-- What to produce --
Below is a listing; print exactly its lines from the one containing "Give me the matplotlib source for this chart." down to the one containing "from matplotlib.transforms import", both inclusive, with every picture left out.

-- Records shown --

————

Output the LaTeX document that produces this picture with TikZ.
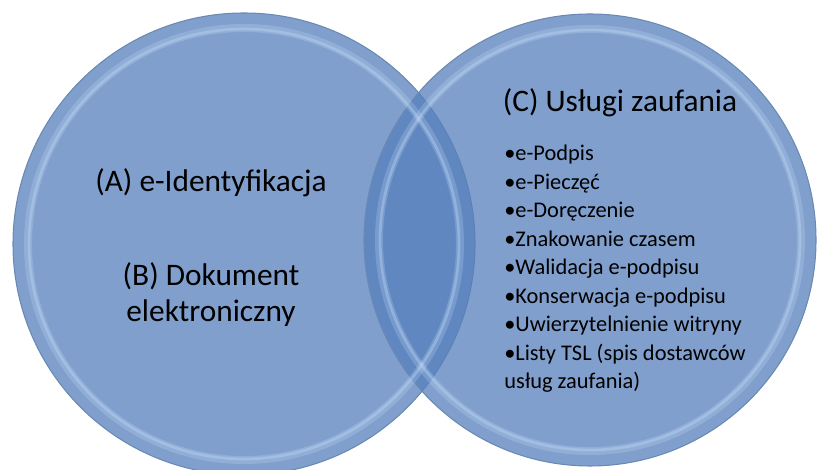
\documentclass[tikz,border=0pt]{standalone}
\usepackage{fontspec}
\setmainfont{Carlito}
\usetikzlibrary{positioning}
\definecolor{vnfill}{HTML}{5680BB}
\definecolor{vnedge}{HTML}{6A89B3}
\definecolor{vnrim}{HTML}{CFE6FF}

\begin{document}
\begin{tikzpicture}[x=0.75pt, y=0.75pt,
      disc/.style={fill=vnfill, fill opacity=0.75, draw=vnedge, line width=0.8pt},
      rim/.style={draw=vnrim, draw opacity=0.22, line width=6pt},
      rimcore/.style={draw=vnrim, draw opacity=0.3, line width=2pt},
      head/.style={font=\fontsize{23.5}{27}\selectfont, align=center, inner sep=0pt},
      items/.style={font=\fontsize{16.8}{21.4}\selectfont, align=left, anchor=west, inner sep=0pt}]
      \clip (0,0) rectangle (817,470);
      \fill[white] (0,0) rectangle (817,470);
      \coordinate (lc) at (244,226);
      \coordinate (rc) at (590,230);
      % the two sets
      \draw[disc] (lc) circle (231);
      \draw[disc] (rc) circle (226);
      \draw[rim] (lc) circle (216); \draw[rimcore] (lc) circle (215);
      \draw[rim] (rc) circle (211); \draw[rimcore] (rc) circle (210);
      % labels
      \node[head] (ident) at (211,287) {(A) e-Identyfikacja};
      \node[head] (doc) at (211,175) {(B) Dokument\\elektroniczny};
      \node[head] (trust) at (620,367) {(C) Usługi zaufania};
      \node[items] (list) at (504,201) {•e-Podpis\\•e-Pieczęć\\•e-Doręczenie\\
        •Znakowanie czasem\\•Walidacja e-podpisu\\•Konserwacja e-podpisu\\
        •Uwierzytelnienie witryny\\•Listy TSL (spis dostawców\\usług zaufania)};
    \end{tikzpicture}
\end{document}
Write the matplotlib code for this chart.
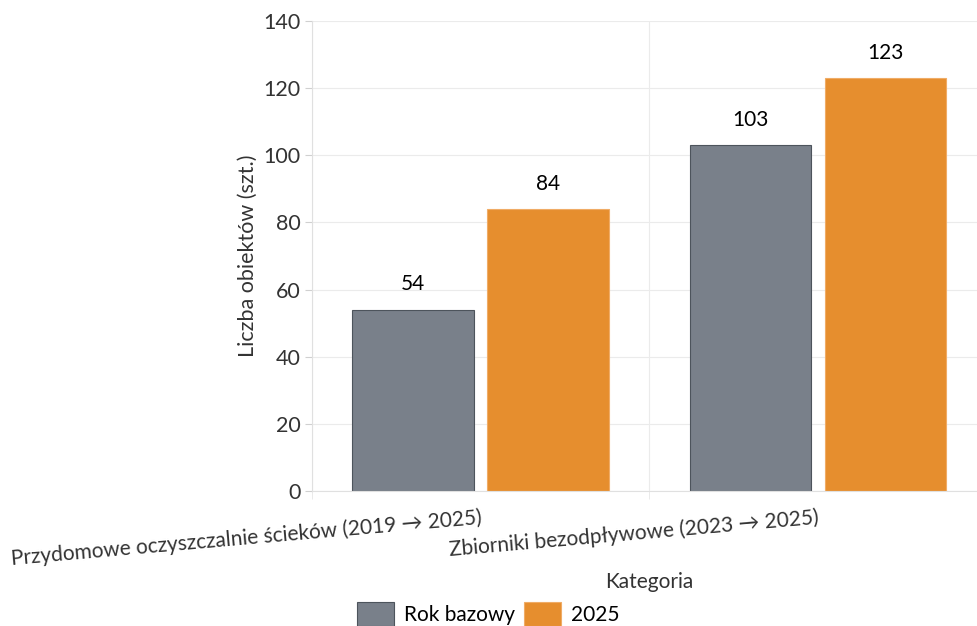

————

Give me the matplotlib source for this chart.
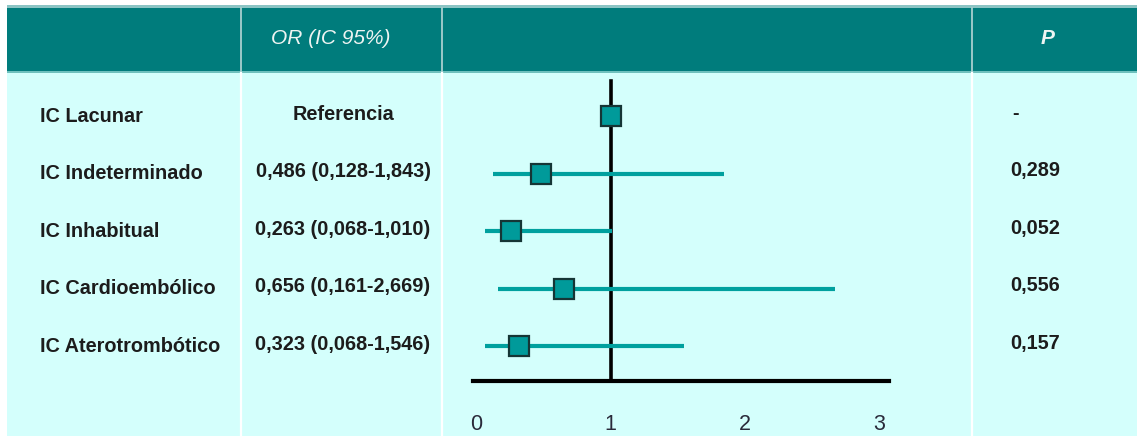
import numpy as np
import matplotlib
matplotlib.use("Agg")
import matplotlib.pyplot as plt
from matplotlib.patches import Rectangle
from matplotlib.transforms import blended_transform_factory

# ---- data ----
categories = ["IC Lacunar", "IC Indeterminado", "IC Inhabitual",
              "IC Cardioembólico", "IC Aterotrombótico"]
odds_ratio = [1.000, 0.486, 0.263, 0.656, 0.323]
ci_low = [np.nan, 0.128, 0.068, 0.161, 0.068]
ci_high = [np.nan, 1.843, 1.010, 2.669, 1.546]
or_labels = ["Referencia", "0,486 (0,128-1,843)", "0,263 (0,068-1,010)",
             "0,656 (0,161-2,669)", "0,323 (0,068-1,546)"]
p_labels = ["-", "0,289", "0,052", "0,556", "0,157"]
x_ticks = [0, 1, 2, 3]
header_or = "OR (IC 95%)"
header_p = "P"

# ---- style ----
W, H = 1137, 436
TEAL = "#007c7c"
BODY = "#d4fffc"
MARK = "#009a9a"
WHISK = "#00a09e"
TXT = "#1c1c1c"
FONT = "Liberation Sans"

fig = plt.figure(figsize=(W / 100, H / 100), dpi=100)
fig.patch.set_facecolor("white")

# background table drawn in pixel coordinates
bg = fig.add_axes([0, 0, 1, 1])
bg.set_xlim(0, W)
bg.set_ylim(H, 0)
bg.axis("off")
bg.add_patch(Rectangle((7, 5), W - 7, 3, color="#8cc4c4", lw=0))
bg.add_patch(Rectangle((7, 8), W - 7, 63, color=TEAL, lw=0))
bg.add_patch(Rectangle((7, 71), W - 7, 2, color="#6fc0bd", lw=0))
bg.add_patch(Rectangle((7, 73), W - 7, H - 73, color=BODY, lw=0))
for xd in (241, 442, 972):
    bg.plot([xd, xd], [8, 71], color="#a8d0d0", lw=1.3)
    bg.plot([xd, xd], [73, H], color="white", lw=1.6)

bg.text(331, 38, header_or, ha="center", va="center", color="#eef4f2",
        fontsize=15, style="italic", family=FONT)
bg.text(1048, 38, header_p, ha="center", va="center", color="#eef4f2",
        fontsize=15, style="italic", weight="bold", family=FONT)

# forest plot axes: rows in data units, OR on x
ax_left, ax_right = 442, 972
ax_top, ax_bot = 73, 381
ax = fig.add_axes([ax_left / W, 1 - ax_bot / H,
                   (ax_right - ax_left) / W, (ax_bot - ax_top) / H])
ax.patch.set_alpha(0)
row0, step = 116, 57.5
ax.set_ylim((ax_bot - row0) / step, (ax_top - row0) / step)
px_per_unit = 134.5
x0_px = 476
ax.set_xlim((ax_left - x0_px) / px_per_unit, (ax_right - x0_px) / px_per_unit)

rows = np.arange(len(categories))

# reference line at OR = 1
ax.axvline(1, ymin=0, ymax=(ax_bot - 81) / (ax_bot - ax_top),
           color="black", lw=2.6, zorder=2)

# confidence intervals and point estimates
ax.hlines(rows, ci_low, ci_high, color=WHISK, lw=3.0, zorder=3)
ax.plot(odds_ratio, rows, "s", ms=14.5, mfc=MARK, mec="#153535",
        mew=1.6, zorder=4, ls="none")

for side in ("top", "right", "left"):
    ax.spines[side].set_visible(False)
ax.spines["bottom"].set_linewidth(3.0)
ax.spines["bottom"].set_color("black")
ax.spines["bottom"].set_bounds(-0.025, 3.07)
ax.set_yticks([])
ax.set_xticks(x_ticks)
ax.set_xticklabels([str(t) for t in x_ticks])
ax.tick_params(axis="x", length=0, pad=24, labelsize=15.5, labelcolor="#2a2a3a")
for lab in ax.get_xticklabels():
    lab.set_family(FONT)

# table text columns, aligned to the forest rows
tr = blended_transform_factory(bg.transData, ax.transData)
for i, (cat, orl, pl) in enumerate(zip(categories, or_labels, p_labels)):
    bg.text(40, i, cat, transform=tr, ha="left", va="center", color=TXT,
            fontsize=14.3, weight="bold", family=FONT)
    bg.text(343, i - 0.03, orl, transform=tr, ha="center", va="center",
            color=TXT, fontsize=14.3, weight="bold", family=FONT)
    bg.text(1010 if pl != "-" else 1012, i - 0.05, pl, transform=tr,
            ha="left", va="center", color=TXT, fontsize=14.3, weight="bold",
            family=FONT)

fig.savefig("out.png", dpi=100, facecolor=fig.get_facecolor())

————

-- Written answer --
Give me the matplotlib source for this chart.
import numpy as np
import matplotlib
matplotlib.use("Agg")
import matplotlib.pyplot as plt
from matplotlib.patches import Rectangle
from matplotlib.transforms import blended_transform_factory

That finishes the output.